Temperature: Discus prefers warm water conditions hence any temperature between 28-31 degrees Celsius is ideal for them. Particularly in northern India, it gets really chilly during winter; hence the use of quality heater is recommended during winter time.
Food: Live food like Tubifex and Blood Worms should be strictly avoided. Instead, protein-rich food like Beefheart serves good for the swift growth of discus. Alternatively, other animal hearts like of chicken, pig, and goat can be used. Various Beefheart mix recipes are available on the internet and you can chose own of your choice. Do not feed excessively to your discus as they prefer eat in small quantities by making little pieces of their food off the bottom. Now you will understand, why undressed base for your discus tank was recommended. Juveniles need to be fed at least 4-5 times while adults can do very well with 2-3 little feeds in a day. Dry food like good quality pellets, frozen bloodworms, artemia etc. can be added to their feed as discus would love to have variable diet just like any other fish. Make sure you are not doing immediate water-change after feeding, have WC preferably after an hour or so.

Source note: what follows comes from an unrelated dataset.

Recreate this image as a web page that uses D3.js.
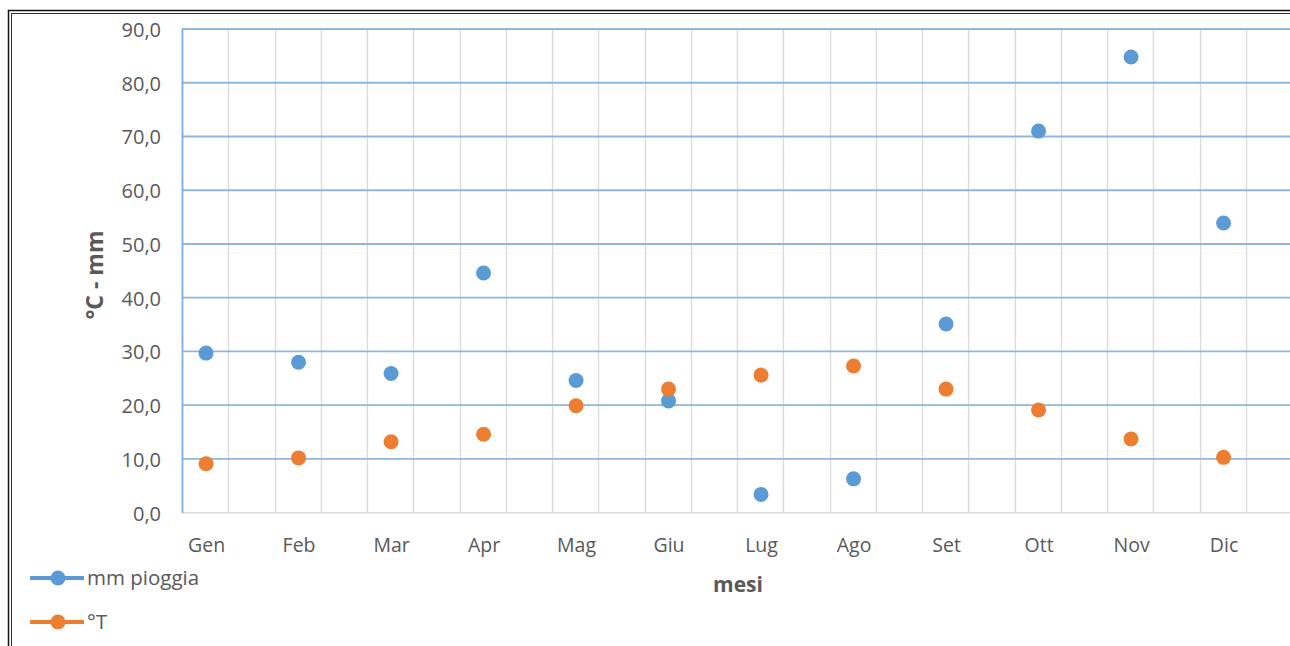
<!DOCTYPE html>
<html><head><meta charset="utf-8">
<script src="https://cdn.jsdelivr.net/npm/d3@7"></script>
<style>body{margin:0;background:#fff;}svg{display:block;font-family:"Open Sans",Lato,sans-serif;}</style>
</head><body>
<svg id="c" width="1290" height="646"></svg>
<script>
const months = ["Gen","Feb","Mar","Apr","Mag","Giu","Lug","Ago","Set","Ott","Nov","Dic"];
const rain = [29.7,28.0,25.9,44.6,24.6,20.8,3.4,6.3,35.1,71.0,84.8,53.9];
const temp = [9.1,10.2,13.2,14.6,19.9,23.0,25.6,27.3,23.0,19.1,13.7,10.3];
const yTicks = [0,10,20,30,40,50,60,70,80,90];
const seriesNames = ["mm pioggia","°T"];
const colors = ["#5B9BD5","#ED7D31"];

const svg = d3.select("#c");
// frame
svg.append("rect").attr("x",8.5).attr("y",10.5).attr("width",1300).attr("height",700).attr("fill","none").attr("stroke","#111").attr("stroke-width",1.5);
svg.append("rect").attr("x",11.5).attr("y",13.5).attr("width",1300).attr("height",700).attr("fill","none").attr("stroke","#333").attr("stroke-width",1);

const x = d3.scaleLinear().domain([-0.26, 11.74]).range([182, 1292]);
const y = d3.scaleLinear().domain([0, 90]).range([512.7, 29]);

// vertical gridlines
const vg = d3.range(1, 25).map(k => -0.26 + k*0.5);
svg.append("g").selectAll("line").data(vg).join("line")
  .attr("x1", d => Math.round(x(d))+0.5).attr("x2", d => Math.round(x(d))+0.5)
  .attr("y1", y(90)).attr("y2", y(0))
  .attr("stroke","#D9D9D9").attr("stroke-width",1.3);

// horizontal gridlines
svg.append("g").selectAll("line").data(yTicks.filter(d=>d>0)).join("line")
  .attr("x1", 182).attr("x2", 1292)
  .attr("y1", d => y(d)).attr("y2", d => y(d))
  .attr("stroke","#8FB6E0").attr("stroke-width",1.8);
// zero line
svg.append("line").attr("x1",182).attr("x2",1292).attr("y1",y(0)).attr("y2",y(0)).attr("stroke","#D9D9D9").attr("stroke-width",1.5);
// y axis line
svg.append("line").attr("x1",182.5).attr("x2",182.5).attr("y1",y(90)).attr("y2",y(0)).attr("stroke","#7FAEDD").attr("stroke-width",1.8);

// y tick labels via axis
const yAxis = d3.axisLeft(y).tickValues(yTicks).tickSize(0).tickPadding(21)
  .tickFormat(d => d3.format(".1f")(d).replace(".", ","));
const ga = svg.append("g").attr("transform","translate(182,0)").call(yAxis);
ga.select(".domain").remove();
ga.selectAll("text").attr("font-size",20).attr("dy","0.37em").attr("fill","#595959").attr("font-family","'Open Sans',sans-serif");

// x tick labels
const xAxis = d3.axisBottom(x).tickValues(d3.range(12)).tickSize(0).tickFormat(i => months[i]);
const gx = svg.append("g").attr("transform",`translate(0,${y(0)})`).call(xAxis);
gx.select(".domain").remove();
gx.selectAll("text").attr("y", 552 - y(0)).attr("dy", 0).attr("font-size",19.5).attr("fill","#595959").attr("font-family","'Open Sans',sans-serif");

// titles
svg.append("text").attr("transform","translate(103,275) rotate(-90)").attr("text-anchor","middle")
  .attr("font-size",23).attr("font-weight","bold").attr("fill","#595959").text("°C - mm");
svg.append("text").attr("x",738).attr("y",592).attr("text-anchor","middle")
  .attr("font-size",21).attr("font-weight","bold").attr("fill","#595959").text("mesi");

// points
[rain, temp].forEach((vals, si) => {
  svg.append("g").selectAll("circle").data(vals).join("circle")
    .attr("cx", (d,i) => x(i)).attr("cy", d => y(d)).attr("r", 7.5)
    .attr("fill", colors[si]);
});

// legend
const ly = [578, 622];
seriesNames.forEach((name, i) => {
  const g = svg.append("g");
  g.append("line").attr("x1",30).attr("x2",84).attr("y1",ly[i]).attr("y2",ly[i]).attr("stroke",colors[i]).attr("stroke-width",4);
  g.append("circle").attr("cx",58).attr("cy",ly[i]).attr("r",7.5).attr("fill",colors[i]);
  g.append("text").attr("x",87).attr("y",ly[i]+6.5).attr("font-size",20.5).attr("fill","#595959").text(name);
});
</script>
</body></html>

Sexing: There is no full-proof method to identify the sex of discus even at an adult stage. Male will chose his own female partner from the group and both of them are found to be getting along together.

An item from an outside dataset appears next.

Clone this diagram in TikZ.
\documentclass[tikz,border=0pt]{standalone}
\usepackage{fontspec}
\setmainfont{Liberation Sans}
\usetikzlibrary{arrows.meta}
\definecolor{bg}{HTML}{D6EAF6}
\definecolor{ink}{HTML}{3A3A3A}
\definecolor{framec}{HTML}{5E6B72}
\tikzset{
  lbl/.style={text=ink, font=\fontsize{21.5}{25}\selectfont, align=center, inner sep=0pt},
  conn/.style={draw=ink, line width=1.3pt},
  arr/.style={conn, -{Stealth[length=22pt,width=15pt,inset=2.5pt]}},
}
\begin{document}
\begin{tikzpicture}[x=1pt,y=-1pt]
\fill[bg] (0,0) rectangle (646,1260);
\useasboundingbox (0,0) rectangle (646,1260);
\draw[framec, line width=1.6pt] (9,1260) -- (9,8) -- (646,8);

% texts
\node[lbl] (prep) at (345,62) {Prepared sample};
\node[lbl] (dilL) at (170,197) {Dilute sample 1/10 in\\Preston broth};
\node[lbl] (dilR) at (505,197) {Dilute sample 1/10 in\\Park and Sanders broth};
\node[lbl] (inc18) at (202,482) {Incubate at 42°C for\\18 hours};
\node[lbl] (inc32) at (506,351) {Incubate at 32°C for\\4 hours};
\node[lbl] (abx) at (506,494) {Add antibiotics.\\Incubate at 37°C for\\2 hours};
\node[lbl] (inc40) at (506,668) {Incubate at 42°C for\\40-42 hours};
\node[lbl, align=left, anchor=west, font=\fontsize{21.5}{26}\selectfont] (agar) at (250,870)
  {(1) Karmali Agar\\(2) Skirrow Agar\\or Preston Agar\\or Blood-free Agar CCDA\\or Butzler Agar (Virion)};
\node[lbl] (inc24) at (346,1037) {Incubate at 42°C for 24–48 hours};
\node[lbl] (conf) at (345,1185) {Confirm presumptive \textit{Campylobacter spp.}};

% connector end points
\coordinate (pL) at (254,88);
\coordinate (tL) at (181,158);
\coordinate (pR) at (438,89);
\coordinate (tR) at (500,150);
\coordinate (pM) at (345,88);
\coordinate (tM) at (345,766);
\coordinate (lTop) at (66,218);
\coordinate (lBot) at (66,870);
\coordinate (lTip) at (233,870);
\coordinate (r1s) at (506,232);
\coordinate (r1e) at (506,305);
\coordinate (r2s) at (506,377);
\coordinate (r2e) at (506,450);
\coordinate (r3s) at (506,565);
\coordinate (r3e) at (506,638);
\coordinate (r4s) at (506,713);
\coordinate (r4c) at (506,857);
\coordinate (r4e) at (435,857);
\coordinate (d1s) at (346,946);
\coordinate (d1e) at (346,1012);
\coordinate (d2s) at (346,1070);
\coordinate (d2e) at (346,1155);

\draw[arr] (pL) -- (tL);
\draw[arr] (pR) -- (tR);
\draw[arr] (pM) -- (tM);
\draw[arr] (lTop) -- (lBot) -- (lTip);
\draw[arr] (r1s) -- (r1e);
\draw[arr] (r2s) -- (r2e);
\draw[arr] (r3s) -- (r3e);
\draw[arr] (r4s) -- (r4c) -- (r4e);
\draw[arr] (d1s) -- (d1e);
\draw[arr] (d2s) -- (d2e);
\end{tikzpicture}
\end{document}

Medication: If your discus are eating well and so long as you are not feeding any live worms to them, there is no need to medicate (de-flaggellate or de-worm) them. Refrain from exercising unnecessary medicinal experiments with your discus, unless required which should be done with proper advice from discus experts.
Tankmates: It is always better to give discus, a tank of their own. Discus is stressed by fin-nipping fishes and movement of other huge fishes roaming around them. However if you insist for its tankmates, corydoras can be accompanied with them. Some people add neon tetras as ditchers when their discus are shy of swimming freely.
Life: Average Discus can grow upto 5-6 inches can easily live for 7-8 years. Some strains like Turquoise/ Blue Knights can grow even bigger like 8-9 inches can ideally be called 'Bucket-Size'.
Hope this information will benefit discus newbies and people who plan to keep discus soon.
BEST OF LUCK AND HAPPY DISCUS KEEPING!!!
Last edited by Yogesh on Mon Nov 21, 2011 8:53 am; edited 4 times in total
Posted: Fri May 15, 2009 10:02 am Post subject: Re: Handbook for Discus Newbies
That was a wonderful piece of work. I was exactly expecting something like this for newbies like me. Also if you can cover some aspects of problems encountered and their remedy it will be fantastic. Good work buddy
Posted: Fri May 15, 2009 2:26 pm Post subject: Re: Handbook for Discus Newbies
Thank you all for the compliments, much appreciated.
Vardesh - Amended Medication title 'boldly' missed, thank you for the correction. Have requested Shiva to contribute towards 'Discus Diseases & Cure' and we'll be covering it soon for advising discus health queries.
Garothmaan - It all depends upon TLC you offer to your fish.
However, you can be bit flexible about some rules like live food. I feed live BW (reliably sourced & treated) to all my fishes including discus as a weekly diet change.
Have amended 'Selecting Discus' part to add some more details about QT procedure.